Requirement
Will you write out the data exactly, excluding every picture?

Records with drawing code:
## Start

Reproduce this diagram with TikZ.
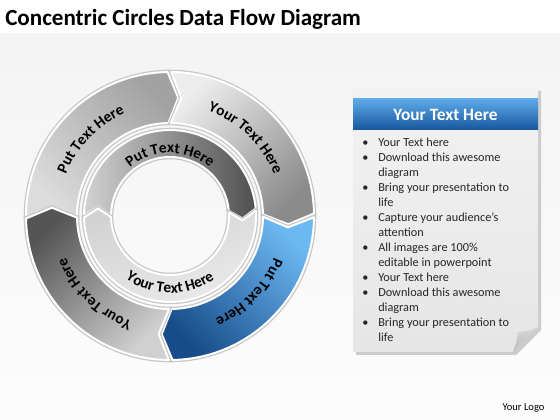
\documentclass[tikz,border=0pt]{standalone}
\usepackage{fontspec}
\setmainfont{Carlito}
\usetikzlibrary{decorations.text}

\definecolor{tlDark}{HTML}{A2A2A2}
\definecolor{tlLight}{HTML}{DCDCDC}
\definecolor{trLight}{HTML}{ECECEC}
\definecolor{trDark}{HTML}{8A8A8A}
\definecolor{blLight}{HTML}{6CB8F2}
\definecolor{blDark}{HTML}{174C8A}
\definecolor{blgDark}{HTML}{555555}
\definecolor{blgLight}{HTML}{D0D0D0}
\definecolor{inLight}{HTML}{D2D2D2}
\definecolor{inDark}{HTML}{4F4F4F}
\definecolor{hdrLight}{HTML}{5DAAE8}
\definecolor{hdrDark}{HTML}{17569E}

% one arrow piece of a ring: start, end, inner r, outer r, tip, style
\newcommand{\ringseg}[6]{%
  \path[#6] (#1:#4) arc[start angle=#1, end angle=#2, radius=#4]
    -- ({#2-#5}:{(#3+#4)/2}) -- (#2:#3)
    arc[start angle=#2, end angle=#1, radius=#3]
    -- ({#1-#5}:{(#3+#4)/2}) -- cycle;}
\newcommand{\ringfont}{\fontsize{11.5}{13}\selectfont\bfseries}

\begin{document}
\begin{tikzpicture}[x=0.75pt, y=0.75pt]
    \tikzstyle{seg} = [preaction={draw=black!22, line width=3.4pt}, draw=white, line width=1.5pt, line join=round];
    \tikzstyle{ringtext} = [decorate, decoration={text along path, text align=center}];
    \tikzstyle{title} = [anchor=base west, inner sep=0, font=\fontsize{17.3}{20}\selectfont\bfseries];
    \useasboundingbox (0,0) rectangle (560,420);
    \shade[top color=gray!9, bottom color=gray!2] (0,0) rectangle (560,387);
    \fill[white] (0,387) rectangle (560,420);
    \node[title] (title) at (5,394) {Concentric Circles Data Flow Diagram};

    % outer and inner rings
    \begin{scope}[shift={(170,204)}]
      \ringseg{181}{91}{93}{144}{5}{seg, top color=tlDark, bottom color=tlLight, shading angle=-45}
      \ringseg{89.5}{1}{93}{144}{5}{seg, top color=trLight, bottom color=trDark, shading angle=45}
      \ringseg{-0.5}{-89}{93}{144}{5}{seg, top color=blLight, bottom color=blDark, shading angle=-45}
      \ringseg{-90.5}{-179}{93}{144}{5}{seg, top color=blgDark, bottom color=blgLight, shading angle=45}
      \ringseg{179.5}{5}{59}{86}{7}{seg, left color=inLight, right color=inDark}
      \ringseg{3.5}{-179}{59}{86}{7}{seg, top color=gray!35, bottom color=gray!16, shading angle=20}

      \path[ringtext, decoration={text={|\ringfont|Put Text Here}}] (181:112) arc[start angle=181, end angle=91, radius=112];
      \path[ringtext, decoration={text={|\ringfont|Your Text Here}}] (91:112) arc[start angle=91, end angle=1, radius=112];
      \path[ringtext, decoration={text={|\ringfont|Put Text Here}}] (1:112) arc[start angle=1, end angle=-89, radius=112];
      \path[ringtext, decoration={text={|\ringfont|Your Text Here}}] (-89:112) arc[start angle=-89, end angle=-179, radius=112];
      \path[ringtext, decoration={text={|\ringfont|Put Text Here}}] (178:63) arc[start angle=178, end angle=2, radius=63];
      \path[ringtext, decoration={text={|\ringfont|Your Text Here}}] (-180:77) arc[start angle=-180, end angle=0, radius=77];
    \end{scope}

    % text panel
    \fill[black!20] (356,329) -- (541,329) -- (541,90) -- (516,65) -- (356,65) -- cycle;
    \path[top color=gray!10, bottom color=gray!20] (353,332) -- (538,332) -- (538,93) .. controls (527,84) .. (513,68) -- (353,68) -- cycle;
    \path[top color=gray!30, bottom color=gray!55] (538,93) .. controls (528,89) .. (518,88) .. controls (517,80) .. (513,68) .. controls (527,84) .. cycle;
    \shade[top color=hdrLight, bottom color=hdrDark] (353,321) rectangle (538,290);
    \node[text=white, font=\fontsize{13}{15}\selectfont\bfseries] (header) at (445.5,305.5) {Your Text Here};
    \node[anchor=north west, inner sep=0, font=\fontsize{9.2}{11.25}\selectfont, text=black!85] (list) at (362,284.5) {%
      \begin{tabular}{@{}p{12pt}@{}l@{}}
        \textbullet & Your Text here\\
        \textbullet & Download this awesome\\
                    & diagram\\
        \textbullet & Bring your presentation to\\
                    & life\\
        \textbullet & Capture your audience’s\\
                    & attention\\
        \textbullet & All images are 100\%\\
                    & editable in powerpoint\\
        \textbullet & Your Text here\\
        \textbullet & Download this awesome\\
                    & diagram\\
        \textbullet & Bring your presentation to\\
                    & life
      \end{tabular}};
    \node[font=\fontsize{7.9}{9}\selectfont] (logo) at (523.5,12) {Your Logo};
  \end{tikzpicture}
\end{document}
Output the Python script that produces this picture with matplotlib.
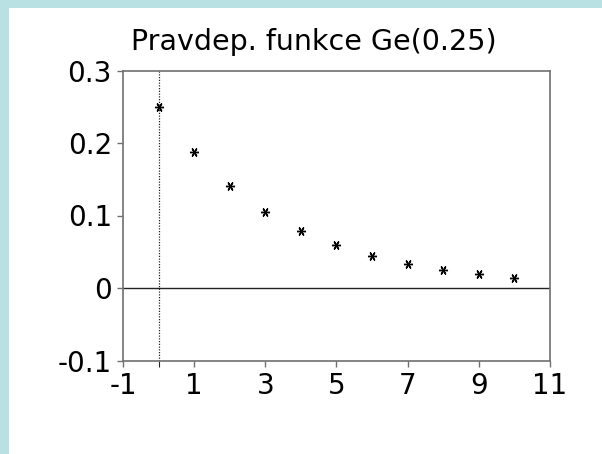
import matplotlib
matplotlib.use("Agg")
import matplotlib.pyplot as plt
from matplotlib.patches import Rectangle

# Data
k_values = [0, 1, 2, 3, 4, 5, 6, 7, 8, 9, 10]
probabilities = [0.25, 0.1875, 0.1406, 0.1055, 0.0791, 0.0593, 0.0445, 0.0334, 0.0250, 0.0188, 0.0141]
x_ticks = [-1, 1, 3, 5, 7, 9, 11]
x_tick_labels = ["-1", "1", "3", "5", "7", "9", "11"]
y_ticks = [-0.1, 0, 0.1, 0.2, 0.3]
y_tick_labels = ["-0.1", "0", "0.1", "0.2", "0.3"]
title = "Pravdep. funkce Ge(0.25)"

plt.rcParams['font.family'] = ['DejaVu Sans']

W, H = 602, 454
fig = plt.figure(figsize=(W / 100, H / 100), dpi=100)
fig.patch.set_facecolor("white")

band = "#b9e0e2"
fig.patches.append(Rectangle((0, 1 - 8 / H), 1, 8 / H, transform=fig.transFigure,
                             facecolor=band, edgecolor="none", zorder=0))
fig.patches.append(Rectangle((0, 0), 9 / W, 1, transform=fig.transFigure,
                             facecolor=band, edgecolor="none", zorder=0))

left, right, top, bottom = 123 / W, 550 / W, 1 - 70.5 / H, 1 - 360.5 / H
ax = fig.add_axes([left, bottom, right - left, top - bottom])

ax.set_xlim(-1, 11)
ax.set_ylim(-0.1, 0.3)

ax.axhline(0, color="#222222", lw=1.0, zorder=1)
ax.axvline(0, color="#222222", lw=0.9, ls=(0, (1, 1.2)), zorder=1)

ax.plot(k_values, probabilities, ls="none", marker=(6, 2, 90), ms=6.5, mew=1.0,
        color="black", zorder=3)

ax.set_xticks(x_ticks)
ax.set_xticklabels(x_tick_labels)
ax.set_xticks([0], minor=True)
ax.set_yticks(y_ticks)
ax.set_yticklabels(y_tick_labels)

for s in ax.spines.values():
    s.set_color("#707070")
    s.set_linewidth(1.2)

ax.tick_params(axis="both", which="both", direction="out", length=4, width=1.0,
               color="#707070", labelcolor="black")
ax.tick_params(axis="x", labelsize=20, pad=4)
ax.tick_params(axis="y", labelsize=20, pad=4)
ax.tick_params(axis="x", which="minor", color="#222222", length=4, width=0.8)

fig.text(313.5 / W, 1 - 49.5 / H, title, ha="center", va="baseline", fontsize=20.5,
         color="black")

fig.savefig("out.png", dpi=100, facecolor=fig.get_facecolor())
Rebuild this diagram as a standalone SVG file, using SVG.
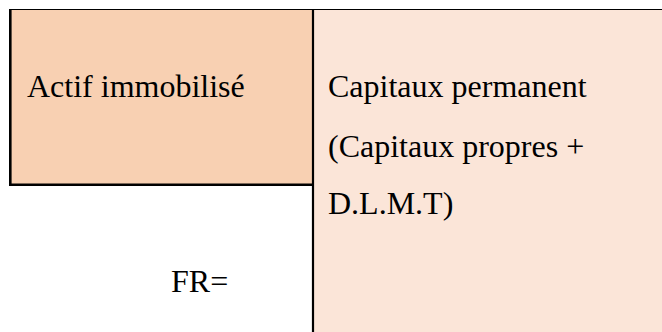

## End

Result
Reproduce this diagram with TikZ.
\documentclass[tikz,border=0pt]{standalone}
\usepackage{fontspec}
\setmainfont{Carlito}
\usetikzlibrary{decorations.text}

\definecolor{tlDark}{HTML}{A2A2A2}
\definecolor{tlLight}{HTML}{DCDCDC}
\definecolor{trLight}{HTML}{ECECEC}
\definecolor{trDark}{HTML}{8A8A8A}
\definecolor{blLight}{HTML}{6CB8F2}
\definecolor{blDark}{HTML}{174C8A}
\definecolor{blgDark}{HTML}{555555}
\definecolor{blgLight}{HTML}{D0D0D0}
\definecolor{inLight}{HTML}{D2D2D2}
\definecolor{inDark}{HTML}{4F4F4F}
\definecolor{hdrLight}{HTML}{5DAAE8}
\definecolor{hdrDark}{HTML}{17569E}

% one arrow piece of a ring: start, end, inner r, outer r, tip, style
\newcommand{\ringseg}[6]{%
  \path[#6] (#1:#4) arc[start angle=#1, end angle=#2, radius=#4]
    -- ({#2-#5}:{(#3+#4)/2}) -- (#2:#3)
    arc[start angle=#2, end angle=#1, radius=#3]
    -- ({#1-#5}:{(#3+#4)/2}) -- cycle;}
\newcommand{\ringfont}{\fontsize{11.5}{13}\selectfont\bfseries}

\begin{document}
\begin{tikzpicture}[x=0.75pt, y=0.75pt]
    \tikzstyle{seg} = [preaction={draw=black!22, line width=3.4pt}, draw=white, line width=1.5pt, line join=round];
    \tikzstyle{ringtext} = [decorate, decoration={text along path, text align=center}];
    \tikzstyle{title} = [anchor=base west, inner sep=0, font=\fontsize{17.3}{20}\selectfont\bfseries];
    \useasboundingbox (0,0) rectangle (560,420);
    \shade[top color=gray!9, bottom color=gray!2] (0,0) rectangle (560,387);
    \fill[white] (0,387) rectangle (560,420);
    \node[title] (title) at (5,394) {Concentric Circles Data Flow Diagram};

    % outer and inner rings
    \begin{scope}[shift={(170,204)}]
      \ringseg{181}{91}{93}{144}{5}{seg, top color=tlDark, bottom color=tlLight, shading angle=-45}
      \ringseg{89.5}{1}{93}{144}{5}{seg, top color=trLight, bottom color=trDark, shading angle=45}
      \ringseg{-0.5}{-89}{93}{144}{5}{seg, top color=blLight, bottom color=blDark, shading angle=-45}
      \ringseg{-90.5}{-179}{93}{144}{5}{seg, top color=blgDark, bottom color=blgLight, shading angle=45}
      \ringseg{179.5}{5}{59}{86}{7}{seg, left color=inLight, right color=inDark}
      \ringseg{3.5}{-179}{59}{86}{7}{seg, top color=gray!35, bottom color=gray!16, shading angle=20}

      \path[ringtext, decoration={text={|\ringfont|Put Text Here}}] (181:112) arc[start angle=181, end angle=91, radius=112];
      \path[ringtext, decoration={text={|\ringfont|Your Text Here}}] (91:112) arc[start angle=91, end angle=1, radius=112];
      \path[ringtext, decoration={text={|\ringfont|Put Text Here}}] (1:112) arc[start angle=1, end angle=-89, radius=112];
      \path[ringtext, decoration={text={|\ringfont|Your Text Here}}] (-89:112) arc[start angle=-89, end angle=-179, radius=112];
      \path[ringtext, decoration={text={|\ringfont|Put Text Here}}] (178:63) arc[start angle=178, end angle=2, radius=63];
      \path[ringtext, decoration={text={|\ringfont|Your Text Here}}] (-180:77) arc[start angle=-180, end angle=0, radius=77];
    \end{scope}

    % text panel
    \fill[black!20] (356,329) -- (541,329) -- (541,90) -- (516,65) -- (356,65) -- cycle;
    \path[top color=gray!10, bottom color=gray!20] (353,332) -- (538,332) -- (538,93) .. controls (527,84) .. (513,68) -- (353,68) -- cycle;
    \path[top color=gray!30, bottom color=gray!55] (538,93) .. controls (528,89) .. (518,88) .. controls (517,80) .. (513,68) .. controls (527,84) .. cycle;
    \shade[top color=hdrLight, bottom color=hdrDark] (353,321) rectangle (538,290);
    \node[text=white, font=\fontsize{13}{15}\selectfont\bfseries] (header) at (445.5,305.5) {Your Text Here};
    \node[anchor=north west, inner sep=0, font=\fontsize{9.2}{11.25}\selectfont, text=black!85] (list) at (362,284.5) {%
      \begin{tabular}{@{}p{12pt}@{}l@{}}
        \textbullet & Your Text here\\
        \textbullet & Download this awesome\\
                    & diagram\\
        \textbullet & Bring your presentation to\\
                    & life\\
        \textbullet & Capture your audience’s\\
                    & attention\\
        \textbullet & All images are 100\%\\
                    & editable in powerpoint\\
        \textbullet & Your Text here\\
        \textbullet & Download this awesome\\
                    & diagram\\
        \textbullet & Bring your presentation to\\
                    & life
      \end{tabular}};
    \node[font=\fontsize{7.9}{9}\selectfont] (logo) at (523.5,12) {Your Logo};
  \end{tikzpicture}
\end{document}
Output the Python script that produces this picture with matplotlib.
import matplotlib
matplotlib.use("Agg")
import matplotlib.pyplot as plt
from matplotlib.patches import Rectangle

# Data
k_values = [0, 1, 2, 3, 4, 5, 6, 7, 8, 9, 10]
probabilities = [0.25, 0.1875, 0.1406, 0.1055, 0.0791, 0.0593, 0.0445, 0.0334, 0.0250, 0.0188, 0.0141]
x_ticks = [-1, 1, 3, 5, 7, 9, 11]
x_tick_labels = ["-1", "1", "3", "5", "7", "9", "11"]
y_ticks = [-0.1, 0, 0.1, 0.2, 0.3]
y_tick_labels = ["-0.1", "0", "0.1", "0.2", "0.3"]
title = "Pravdep. funkce Ge(0.25)"

plt.rcParams['font.family'] = ['DejaVu Sans']

W, H = 602, 454
fig = plt.figure(figsize=(W / 100, H / 100), dpi=100)
fig.patch.set_facecolor("white")

band = "#b9e0e2"
fig.patches.append(Rectangle((0, 1 - 8 / H), 1, 8 / H, transform=fig.transFigure,
                             facecolor=band, edgecolor="none", zorder=0))
fig.patches.append(Rectangle((0, 0), 9 / W, 1, transform=fig.transFigure,
                             facecolor=band, edgecolor="none", zorder=0))

left, right, top, bottom = 123 / W, 550 / W, 1 - 70.5 / H, 1 - 360.5 / H
ax = fig.add_axes([left, bottom, right - left, top - bottom])

ax.set_xlim(-1, 11)
ax.set_ylim(-0.1, 0.3)

ax.axhline(0, color="#222222", lw=1.0, zorder=1)
ax.axvline(0, color="#222222", lw=0.9, ls=(0, (1, 1.2)), zorder=1)

ax.plot(k_values, probabilities, ls="none", marker=(6, 2, 90), ms=6.5, mew=1.0,
        color="black", zorder=3)

ax.set_xticks(x_ticks)
ax.set_xticklabels(x_tick_labels)
ax.set_xticks([0], minor=True)
ax.set_yticks(y_ticks)
ax.set_yticklabels(y_tick_labels)

for s in ax.spines.values():
    s.set_color("#707070")
    s.set_linewidth(1.2)

ax.tick_params(axis="both", which="both", direction="out", length=4, width=1.0,
               color="#707070", labelcolor="black")
ax.tick_params(axis="x", labelsize=20, pad=4)
ax.tick_params(axis="y", labelsize=20, pad=4)
ax.tick_params(axis="x", which="minor", color="#222222", length=4, width=0.8)

fig.text(313.5 / W, 1 - 49.5 / H, title, ha="center", va="baseline", fontsize=20.5,
         color="black")

fig.savefig("out.png", dpi=100, facecolor=fig.get_facecolor())
Rebuild this diagram as a standalone SVG file, using SVG.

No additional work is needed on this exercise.